- _Problem requirements_: Only the number is wanted: how many lines in the data contain "this"?

====

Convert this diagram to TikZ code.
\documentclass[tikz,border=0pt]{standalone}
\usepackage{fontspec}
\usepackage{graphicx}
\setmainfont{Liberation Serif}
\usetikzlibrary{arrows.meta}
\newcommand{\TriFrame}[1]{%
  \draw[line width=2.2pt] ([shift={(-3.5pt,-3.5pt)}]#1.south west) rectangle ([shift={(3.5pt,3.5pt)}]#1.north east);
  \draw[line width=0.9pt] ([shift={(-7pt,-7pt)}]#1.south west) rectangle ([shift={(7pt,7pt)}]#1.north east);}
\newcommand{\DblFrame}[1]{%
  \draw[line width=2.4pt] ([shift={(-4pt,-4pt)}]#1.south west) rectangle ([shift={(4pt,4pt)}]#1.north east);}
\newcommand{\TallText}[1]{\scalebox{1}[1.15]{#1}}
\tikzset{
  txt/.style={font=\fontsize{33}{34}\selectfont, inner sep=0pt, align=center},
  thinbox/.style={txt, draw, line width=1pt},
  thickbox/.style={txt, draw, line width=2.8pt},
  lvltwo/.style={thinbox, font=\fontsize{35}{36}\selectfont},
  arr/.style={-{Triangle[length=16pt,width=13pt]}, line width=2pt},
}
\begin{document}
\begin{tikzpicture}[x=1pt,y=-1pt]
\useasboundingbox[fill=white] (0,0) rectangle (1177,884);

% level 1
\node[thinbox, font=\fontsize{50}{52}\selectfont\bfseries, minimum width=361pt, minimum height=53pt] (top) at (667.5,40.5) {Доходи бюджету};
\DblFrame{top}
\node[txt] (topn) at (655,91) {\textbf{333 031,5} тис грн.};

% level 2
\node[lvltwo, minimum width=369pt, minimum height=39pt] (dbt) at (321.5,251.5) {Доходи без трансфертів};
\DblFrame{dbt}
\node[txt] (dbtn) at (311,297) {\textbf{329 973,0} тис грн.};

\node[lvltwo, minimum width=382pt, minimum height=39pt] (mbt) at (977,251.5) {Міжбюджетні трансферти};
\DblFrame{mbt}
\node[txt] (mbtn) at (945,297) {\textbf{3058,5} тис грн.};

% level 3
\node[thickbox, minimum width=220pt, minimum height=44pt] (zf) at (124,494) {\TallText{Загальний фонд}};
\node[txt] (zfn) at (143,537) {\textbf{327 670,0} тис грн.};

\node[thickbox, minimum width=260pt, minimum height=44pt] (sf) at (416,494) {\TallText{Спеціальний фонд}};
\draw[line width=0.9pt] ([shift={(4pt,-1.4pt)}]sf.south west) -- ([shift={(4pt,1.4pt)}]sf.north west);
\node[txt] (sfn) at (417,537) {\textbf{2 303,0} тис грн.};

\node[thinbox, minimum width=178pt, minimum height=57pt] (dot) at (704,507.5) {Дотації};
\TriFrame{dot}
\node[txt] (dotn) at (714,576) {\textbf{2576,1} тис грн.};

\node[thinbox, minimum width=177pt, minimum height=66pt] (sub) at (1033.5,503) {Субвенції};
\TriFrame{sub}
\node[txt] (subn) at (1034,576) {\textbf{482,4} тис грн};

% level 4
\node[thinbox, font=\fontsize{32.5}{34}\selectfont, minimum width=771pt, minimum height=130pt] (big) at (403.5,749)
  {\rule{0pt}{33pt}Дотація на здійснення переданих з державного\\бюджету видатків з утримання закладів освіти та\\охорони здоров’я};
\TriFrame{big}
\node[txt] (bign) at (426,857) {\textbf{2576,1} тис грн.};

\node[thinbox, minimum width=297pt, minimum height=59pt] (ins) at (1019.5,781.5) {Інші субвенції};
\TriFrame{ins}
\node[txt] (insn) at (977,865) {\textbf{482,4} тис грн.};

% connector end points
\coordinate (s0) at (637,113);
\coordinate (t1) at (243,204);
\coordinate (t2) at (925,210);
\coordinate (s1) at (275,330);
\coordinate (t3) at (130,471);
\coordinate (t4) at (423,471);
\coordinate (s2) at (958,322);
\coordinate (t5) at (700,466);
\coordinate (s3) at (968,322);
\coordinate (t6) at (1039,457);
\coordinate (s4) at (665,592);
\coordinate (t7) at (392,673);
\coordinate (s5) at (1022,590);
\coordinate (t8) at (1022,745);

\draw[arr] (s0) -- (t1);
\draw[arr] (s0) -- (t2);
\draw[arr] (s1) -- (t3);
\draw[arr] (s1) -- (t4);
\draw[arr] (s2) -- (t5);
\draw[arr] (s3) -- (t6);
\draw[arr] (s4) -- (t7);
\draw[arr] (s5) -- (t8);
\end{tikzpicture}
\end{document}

====

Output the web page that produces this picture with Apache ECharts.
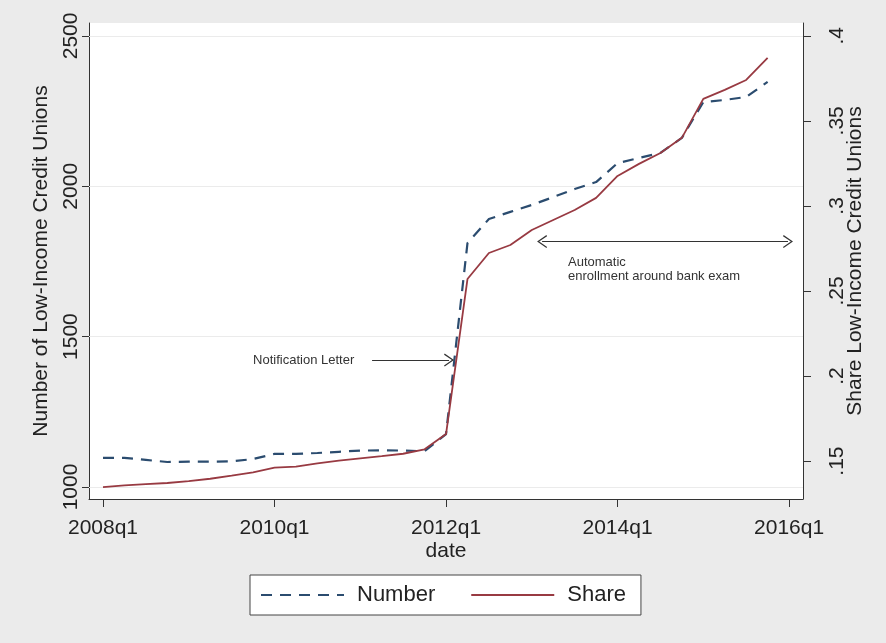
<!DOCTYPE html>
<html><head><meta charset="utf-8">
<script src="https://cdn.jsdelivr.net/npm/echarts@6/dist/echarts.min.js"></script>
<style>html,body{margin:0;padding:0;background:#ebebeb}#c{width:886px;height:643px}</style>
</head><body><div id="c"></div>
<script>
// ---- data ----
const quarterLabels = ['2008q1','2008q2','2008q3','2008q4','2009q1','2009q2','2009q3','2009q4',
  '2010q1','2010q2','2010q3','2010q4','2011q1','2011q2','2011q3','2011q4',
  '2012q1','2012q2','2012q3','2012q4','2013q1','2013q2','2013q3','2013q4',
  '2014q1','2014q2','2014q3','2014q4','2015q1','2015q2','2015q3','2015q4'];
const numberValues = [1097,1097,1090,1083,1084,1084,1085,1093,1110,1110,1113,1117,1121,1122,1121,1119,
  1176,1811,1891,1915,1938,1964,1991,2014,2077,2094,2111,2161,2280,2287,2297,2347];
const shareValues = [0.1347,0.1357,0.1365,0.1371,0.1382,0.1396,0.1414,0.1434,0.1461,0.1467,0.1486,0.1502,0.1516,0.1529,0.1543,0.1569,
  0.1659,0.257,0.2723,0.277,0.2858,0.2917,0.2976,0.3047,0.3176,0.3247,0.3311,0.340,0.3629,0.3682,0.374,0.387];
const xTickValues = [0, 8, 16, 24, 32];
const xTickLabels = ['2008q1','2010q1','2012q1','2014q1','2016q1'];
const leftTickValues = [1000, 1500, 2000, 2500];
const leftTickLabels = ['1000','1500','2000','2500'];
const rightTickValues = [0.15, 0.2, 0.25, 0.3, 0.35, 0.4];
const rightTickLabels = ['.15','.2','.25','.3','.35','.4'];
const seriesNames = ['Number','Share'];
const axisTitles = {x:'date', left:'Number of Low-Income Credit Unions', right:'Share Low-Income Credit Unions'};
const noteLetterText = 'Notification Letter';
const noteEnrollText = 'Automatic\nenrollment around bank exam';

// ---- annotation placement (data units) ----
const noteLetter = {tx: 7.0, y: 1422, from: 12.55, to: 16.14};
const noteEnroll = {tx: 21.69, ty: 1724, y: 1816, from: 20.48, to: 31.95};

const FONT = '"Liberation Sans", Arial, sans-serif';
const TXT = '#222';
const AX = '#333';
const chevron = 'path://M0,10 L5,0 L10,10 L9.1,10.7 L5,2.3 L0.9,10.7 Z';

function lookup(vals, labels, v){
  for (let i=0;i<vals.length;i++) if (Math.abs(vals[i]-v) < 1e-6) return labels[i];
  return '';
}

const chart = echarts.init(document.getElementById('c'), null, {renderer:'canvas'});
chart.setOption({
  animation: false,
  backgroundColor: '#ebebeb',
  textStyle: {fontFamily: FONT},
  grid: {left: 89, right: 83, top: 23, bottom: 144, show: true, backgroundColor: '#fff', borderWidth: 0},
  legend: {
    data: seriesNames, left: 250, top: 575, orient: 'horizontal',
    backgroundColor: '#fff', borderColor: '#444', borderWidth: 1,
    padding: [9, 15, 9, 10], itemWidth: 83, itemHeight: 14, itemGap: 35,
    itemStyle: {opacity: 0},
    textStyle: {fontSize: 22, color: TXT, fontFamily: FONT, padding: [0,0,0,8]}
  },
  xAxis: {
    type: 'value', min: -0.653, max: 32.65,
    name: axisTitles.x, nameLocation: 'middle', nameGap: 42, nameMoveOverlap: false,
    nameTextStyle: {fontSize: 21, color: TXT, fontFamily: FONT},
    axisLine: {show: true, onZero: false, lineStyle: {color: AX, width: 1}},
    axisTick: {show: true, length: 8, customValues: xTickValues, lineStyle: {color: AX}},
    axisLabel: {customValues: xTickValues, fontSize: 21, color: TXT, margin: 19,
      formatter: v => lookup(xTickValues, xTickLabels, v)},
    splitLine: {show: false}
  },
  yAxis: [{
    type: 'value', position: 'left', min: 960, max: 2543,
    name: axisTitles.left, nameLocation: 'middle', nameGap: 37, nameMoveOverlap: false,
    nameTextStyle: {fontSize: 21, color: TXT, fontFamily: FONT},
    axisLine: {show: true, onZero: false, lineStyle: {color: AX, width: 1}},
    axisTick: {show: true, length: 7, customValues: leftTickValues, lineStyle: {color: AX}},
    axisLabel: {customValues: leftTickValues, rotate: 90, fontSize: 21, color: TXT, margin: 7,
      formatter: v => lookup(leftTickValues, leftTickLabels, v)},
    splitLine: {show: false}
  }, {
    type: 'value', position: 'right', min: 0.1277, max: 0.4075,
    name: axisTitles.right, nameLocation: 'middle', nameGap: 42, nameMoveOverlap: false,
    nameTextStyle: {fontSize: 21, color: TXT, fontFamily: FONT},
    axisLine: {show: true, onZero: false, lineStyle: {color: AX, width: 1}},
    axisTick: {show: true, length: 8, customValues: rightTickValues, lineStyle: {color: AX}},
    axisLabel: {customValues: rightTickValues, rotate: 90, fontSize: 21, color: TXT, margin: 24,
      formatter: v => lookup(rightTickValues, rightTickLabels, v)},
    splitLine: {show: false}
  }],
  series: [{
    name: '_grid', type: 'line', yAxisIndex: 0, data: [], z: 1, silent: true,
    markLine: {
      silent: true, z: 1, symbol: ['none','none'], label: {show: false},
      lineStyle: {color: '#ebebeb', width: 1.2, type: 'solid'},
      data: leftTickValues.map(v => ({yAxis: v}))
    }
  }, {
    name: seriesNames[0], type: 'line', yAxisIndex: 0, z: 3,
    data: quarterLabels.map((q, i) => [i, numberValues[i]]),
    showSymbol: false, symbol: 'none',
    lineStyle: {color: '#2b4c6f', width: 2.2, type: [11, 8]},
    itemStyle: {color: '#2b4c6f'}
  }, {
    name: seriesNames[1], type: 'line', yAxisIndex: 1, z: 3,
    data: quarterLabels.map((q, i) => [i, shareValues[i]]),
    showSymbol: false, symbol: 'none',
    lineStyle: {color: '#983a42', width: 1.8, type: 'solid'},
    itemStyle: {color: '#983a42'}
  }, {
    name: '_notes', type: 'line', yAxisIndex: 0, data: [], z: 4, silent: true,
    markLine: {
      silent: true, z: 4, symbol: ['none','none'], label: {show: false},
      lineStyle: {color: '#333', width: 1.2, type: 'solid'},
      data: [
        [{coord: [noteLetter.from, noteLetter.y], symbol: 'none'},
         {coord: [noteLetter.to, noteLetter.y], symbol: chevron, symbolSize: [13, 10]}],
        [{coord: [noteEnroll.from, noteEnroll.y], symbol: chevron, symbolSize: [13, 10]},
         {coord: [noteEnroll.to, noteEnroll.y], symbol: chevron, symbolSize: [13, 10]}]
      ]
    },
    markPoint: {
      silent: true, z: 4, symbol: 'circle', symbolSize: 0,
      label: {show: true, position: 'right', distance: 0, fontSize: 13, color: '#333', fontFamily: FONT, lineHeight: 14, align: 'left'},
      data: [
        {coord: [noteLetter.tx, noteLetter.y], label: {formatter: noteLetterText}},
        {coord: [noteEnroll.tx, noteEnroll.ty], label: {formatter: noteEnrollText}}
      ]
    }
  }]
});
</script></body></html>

====

- _Complete output_: 2